Of course, it's not just US news that Australians follow. As the 'white trash' of Asia (to paraphrase the president of Singapore), Australians keenly follow Chinese, Indonesian, and to a lesser extent, Japanese politics.
But anyways. This large country privilege means that as an American, I can follow American affairs through Australian media almost as well as I can through American media. Almost every day we get (hopeful) updates on the Democratic primaries, from the 10s of millions raised by Hillary to Obama's support among former Clintonites. We also get documentaries on the Newark mayoral race, and read about Schwarzenegger's renewable energy policies in CA. Australians up on current affairs have an opinion on Hillary vs John Edwards, or Romney vs. McCain, or whether or not Gonzales should resign, etc. You'd be hard pressed though, to find Americans who have a strong opinion on whether or not Peter Costello should have replaced John Howard, or whether Kevin Rudd was right to propose new work choices laws. But again, who's the PM of Australia is for all intents and purposes completely irrelevant to our everyday lives. It's funny to think that what our country decides to do affects the fate of 10s or even 100s of millions of people worldwide, but that those same people, living in countries of 10s of millions, don't really have the same effect on us. (Last night I heard on the news that Norway was hosting a conference to ban cluster-bombing, which can create minefields if the bombs don't explode, as during the Israeli bombing of Lebanon. Many countries signed the treaty, including the Netherlands, South Korea, New Zealand, Germany, England, Sweden, etc. Of course, the countries manufacturing these bombs (like the US) and using them (like Israel) were no where to be found, giving the conference an air of idealistic pointlessness. Australia of course, in solidarity with their ally, stayed away.)
On local news, the top story for the past several days has been the horrific shootings at Virginia tech. The event was a tragedy that ought to have received international coverage, but the pages and pages and hours and hours of coverage, in which Australian academics, politicians, and police have all weighed in, probably rivals America for sheer volume and scope of coverage. Admittedly I was very young when it happened, but I doubt the even more deadly Port Arthur school shooting in Tasmania received as much coverage in the US news.
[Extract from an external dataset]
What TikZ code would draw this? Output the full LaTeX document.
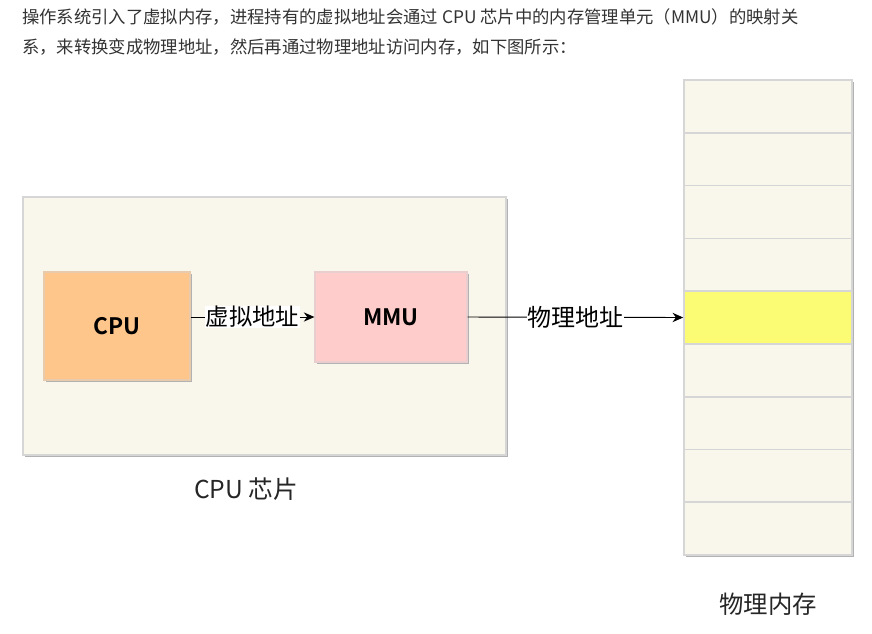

Likewise, Australia is facing one of the worst environmental catastrophes in its history, and it gets nary a mention in the NY times or BBC. The country is going into its third year of drought, and until recently farmers have been going through water like hot dogs at an eating competition. Moreover, water policy is decided at a state level, not national, and the states' policies generally involve using as much water as possible with no regard for the states downstream (much to the chagrin of South Australia, at the mouth of the Murry-Darling river system). Because of this, the Murry River, the largest river in Australia, now has no run-off into the sea. John Howard, PM, has threatened that if there is no major rain in the next two months all irrigation from this major river system will be cut. As %60 of food production draws from the Murry-Darling river systems, this means disaster for the Australian produce market. Tens of thousands of farmers already stretched to the limit may go bankrupt, and produce prices may rise to $20 a kilo or more. However, since Australia doesn't really export much produce, this will have little effect on those outside this country. (Except for all you wine drinkers. Much of the wine sold in America relies of irrigated grapes, so stock up on your Yellowtail now before it rises to $10 dollars a bottle).